- _Written exercise_
Write out the data again exactly, skipping every picture.

- _Source material_
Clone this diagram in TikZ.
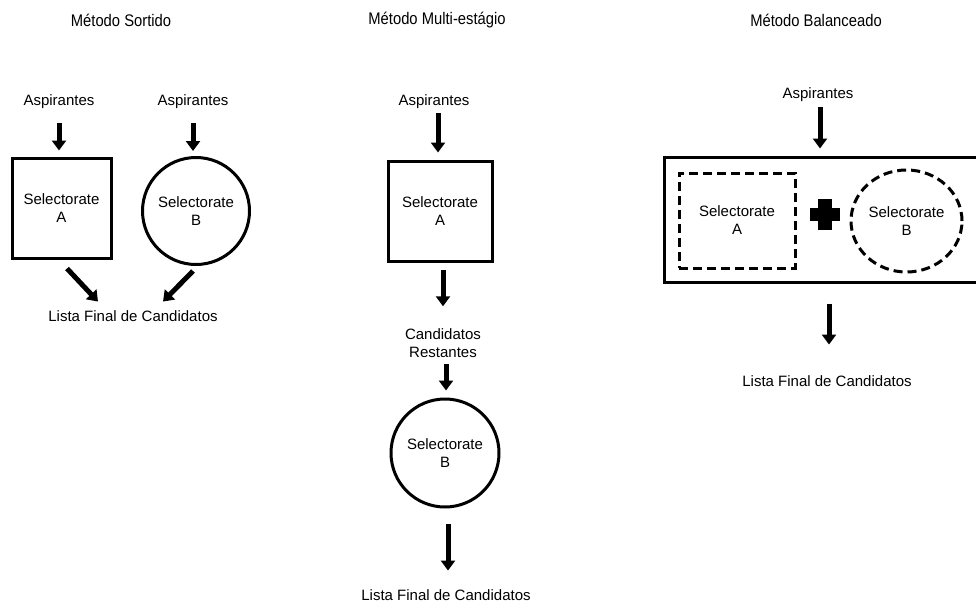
\documentclass[tikz,border=0pt]{standalone}
\usepackage{fontspec}
\setmainfont{Liberation Sans}
\newfontfamily\titlefont[FakeStretch=0.88]{Liberation Sans}
\usetikzlibrary{arrows.meta,shapes.geometric,calc}
\begin{document}
\begin{tikzpicture}[x=1pt,y=-1pt,
  lbl/.style={font=\fontsize{15pt}{18pt}\selectfont, align=center, inner sep=0pt, text height=11pt, text depth=3.5pt},
  ttl/.style={font=\titlefont\fontsize{16.8pt}{20pt}\selectfont, inner sep=0pt},
  inbox/.style={font=\fontsize{15pt}{18pt}\selectfont, align=center, inner sep=0pt},
  solidbox/.style={inbox, draw, line width=3pt, rectangle},
  solidcirc/.style={inbox, draw, line width=3pt, circle},
  dashbox/.style={inbox, draw, line width=3pt, rectangle, dash pattern=on 9pt off 5pt},
  dashell/.style={inbox, draw, line width=3pt, ellipse, dash pattern=on 9pt off 5pt},
  arr/.style={line width=5pt, -{Triangle[length=10pt,width=14pt]}}
]
\useasboundingbox (0,0) rectangle (976,608);
\fill[white] (0,0) rectangle (976,608);

% ---------- Método Sortido ----------
\node[ttl] (t1) at (121,20) {Método Sortido};
\node[lbl] (asp1) at (59,102) {Aspirantes};
\node[lbl] (asp2) at (193,102) {Aspirantes};
\node[solidbox, minimum width=99pt, minimum height=100pt] (sqA) at (61.5,208) {Selectorate\\A};
\node[solidcirc, minimum size=107pt] (ciB) at (196,211) {Selectorate\\B};
\node[lbl] (lista1) at (133,318) {Lista Final de Candidatos};
\draw[arr, shorten <=14pt, shorten >=6pt] (asp1.south) -- (asp1.south |- sqA.north);
\draw[arr, shorten <=14pt, shorten >=5pt] (asp2.south) -- (asp2.south |- ciB.north);
\coordinate (tipA) at ([xshift=-35pt,yshift=9pt]lista1.north);
\coordinate (tipB) at ([xshift=30pt,yshift=9pt]lista1.north);
\coordinate (srcA) at ([xshift=5.5pt,yshift=-9pt]sqA.south);
\coordinate (srcB) at ([xshift=-3pt,yshift=-5pt]ciB.south);
\draw[arr] (srcA) -- (tipA);
\draw[arr] (srcB) -- (tipB);

% ---------- Método Multi-estágio ----------
\node[ttl] (t2) at (437,20) {Método Multi-estágio};
\node[lbl] (asp3) at (434,102) {Aspirantes};
\node[solidbox, minimum width=104pt, minimum height=100pt] (sqA2) at (440,211) {Selectorate\\A};
\node[inbox] (cand) at (443,343) {Candidatos\\Restantes};
\node[solidcirc, minimum size=108pt] (ciB2) at (445,453) {Selectorate\\B};
\node[lbl] (lista2) at (446,597) {Lista Final de Candidatos};
\draw[arr, shorten <=4pt, shorten >=7pt] ([xshift=4pt]asp3.south) -- ([xshift=4pt]asp3.south |- sqA2.north);
\draw[arr, shorten <=7pt, shorten >=22pt] ([xshift=3pt]sqA2.south) -- ([xshift=3pt]sqA2.south |- cand.north);
\draw[arr, shorten <=6pt, shorten >=7pt] ([xshift=3pt]cand.south) -- ([xshift=3pt]cand.south |- ciB2.north);
\draw[arr, shorten <=15pt, shorten >=19pt] ([xshift=3pt]ciB2.south) -- ([xshift=3pt]ciB2.south |- lista2.north);

% ---------- Método Balanceado ----------
\node[ttl] (t3) at (816,20) {Método Balanceado};
\node[lbl] (asp4) at (818,95) {Aspirantes};
\node[draw, line width=3pt, rectangle, minimum width=316pt, minimum height=125pt, inner sep=0pt] (big) at (822,219.5) {};
\node[dashbox, minimum width=116pt, minimum height=95pt] (dA) at (737,220.5) {Selectorate\\A};
\node[dashell, minimum width=111pt, minimum height=102pt] (dB) at (906.5,221) {Selectorate\\B};
\node[fill, rectangle, inner sep=0pt, minimum width=30pt, minimum height=13pt] (plush) at (825,214) {};
\node[fill, rectangle, inner sep=0pt, minimum width=14pt, minimum height=31pt] (plusv) at (825,214) {};
\node[lbl] (lista3) at (827,383) {Lista Final de Candidatos};
\draw[arr, shorten <=5pt, shorten >=7pt] ([xshift=2pt]asp4.south) -- ([xshift=2pt]asp4.south |- big.north);
\draw[arr, shorten <=20pt, shorten >=31pt] ([xshift=7pt]big.south) -- ([xshift=7pt]big.south |- lista3.north);
\end{tikzpicture}
\end{document}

- _Correct answer_
Clone this diagram in TikZ.
\documentclass[tikz,border=0pt]{standalone}
\usepackage{fontspec}
\setmainfont{Liberation Sans}
\newfontfamily\titlefont[FakeStretch=0.88]{Liberation Sans}
\usetikzlibrary{arrows.meta,shapes.geometric,calc}
\begin{document}
\begin{tikzpicture}[x=1pt,y=-1pt,
  lbl/.style={font=\fontsize{15pt}{18pt}\selectfont, align=center, inner sep=0pt, text height=11pt, text depth=3.5pt},
  ttl/.style={font=\titlefont\fontsize{16.8pt}{20pt}\selectfont, inner sep=0pt},
  inbox/.style={font=\fontsize{15pt}{18pt}\selectfont, align=center, inner sep=0pt},
  solidbox/.style={inbox, draw, line width=3pt, rectangle},
  solidcirc/.style={inbox, draw, line width=3pt, circle},
  dashbox/.style={inbox, draw, line width=3pt, rectangle, dash pattern=on 9pt off 5pt},
  dashell/.style={inbox, draw, line width=3pt, ellipse, dash pattern=on 9pt off 5pt},
  arr/.style={line width=5pt, -{Triangle[length=10pt,width=14pt]}}
]
\useasboundingbox (0,0) rectangle (976,608);
\fill[white] (0,0) rectangle (976,608);

% ---------- Método Sortido ----------
\node[ttl] (t1) at (121,20) {Método Sortido};
\node[lbl] (asp1) at (59,102) {Aspirantes};
\node[lbl] (asp2) at (193,102) {Aspirantes};
\node[solidbox, minimum width=99pt, minimum height=100pt] (sqA) at (61.5,208) {Selectorate\\A};
\node[solidcirc, minimum size=107pt] (ciB) at (196,211) {Selectorate\\B};
\node[lbl] (lista1) at (133,318) {Lista Final de Candidatos};
\draw[arr, shorten <=14pt, shorten >=6pt] (asp1.south) -- (asp1.south |- sqA.north);
\draw[arr, shorten <=14pt, shorten >=5pt] (asp2.south) -- (asp2.south |- ciB.north);
\coordinate (tipA) at ([xshift=-35pt,yshift=9pt]lista1.north);
\coordinate (tipB) at ([xshift=30pt,yshift=9pt]lista1.north);
\coordinate (srcA) at ([xshift=5.5pt,yshift=-9pt]sqA.south);
\coordinate (srcB) at ([xshift=-3pt,yshift=-5pt]ciB.south);
\draw[arr] (srcA) -- (tipA);
\draw[arr] (srcB) -- (tipB);

% ---------- Método Multi-estágio ----------
\node[ttl] (t2) at (437,20) {Método Multi-estágio};
\node[lbl] (asp3) at (434,102) {Aspirantes};
\node[solidbox, minimum width=104pt, minimum height=100pt] (sqA2) at (440,211) {Selectorate\\A};
\node[inbox] (cand) at (443,343) {Candidatos\\Restantes};
\node[solidcirc, minimum size=108pt] (ciB2) at (445,453) {Selectorate\\B};
\node[lbl] (lista2) at (446,597) {Lista Final de Candidatos};
\draw[arr, shorten <=4pt, shorten >=7pt] ([xshift=4pt]asp3.south) -- ([xshift=4pt]asp3.south |- sqA2.north);
\draw[arr, shorten <=7pt, shorten >=22pt] ([xshift=3pt]sqA2.south) -- ([xshift=3pt]sqA2.south |- cand.north);
\draw[arr, shorten <=6pt, shorten >=7pt] ([xshift=3pt]cand.south) -- ([xshift=3pt]cand.south |- ciB2.north);
\draw[arr, shorten <=15pt, shorten >=19pt] ([xshift=3pt]ciB2.south) -- ([xshift=3pt]ciB2.south |- lista2.north);

% ---------- Método Balanceado ----------
\node[ttl] (t3) at (816,20) {Método Balanceado};
\node[lbl] (asp4) at (818,95) {Aspirantes};
\node[draw, line width=3pt, rectangle, minimum width=316pt, minimum height=125pt, inner sep=0pt] (big) at (822,219.5) {};
\node[dashbox, minimum width=116pt, minimum height=95pt] (dA) at (737,220.5) {Selectorate\\A};
\node[dashell, minimum width=111pt, minimum height=102pt] (dB) at (906.5,221) {Selectorate\\B};
\node[fill, rectangle, inner sep=0pt, minimum width=30pt, minimum height=13pt] (plush) at (825,214) {};
\node[fill, rectangle, inner sep=0pt, minimum width=14pt, minimum height=31pt] (plusv) at (825,214) {};
\node[lbl] (lista3) at (827,383) {Lista Final de Candidatos};
\draw[arr, shorten <=5pt, shorten >=7pt] ([xshift=2pt]asp4.south) -- ([xshift=2pt]asp4.south |- big.north);
\draw[arr, shorten <=20pt, shorten >=31pt] ([xshift=7pt]big.south) -- ([xshift=7pt]big.south |- lista3.north);
\end{tikzpicture}
\end{document}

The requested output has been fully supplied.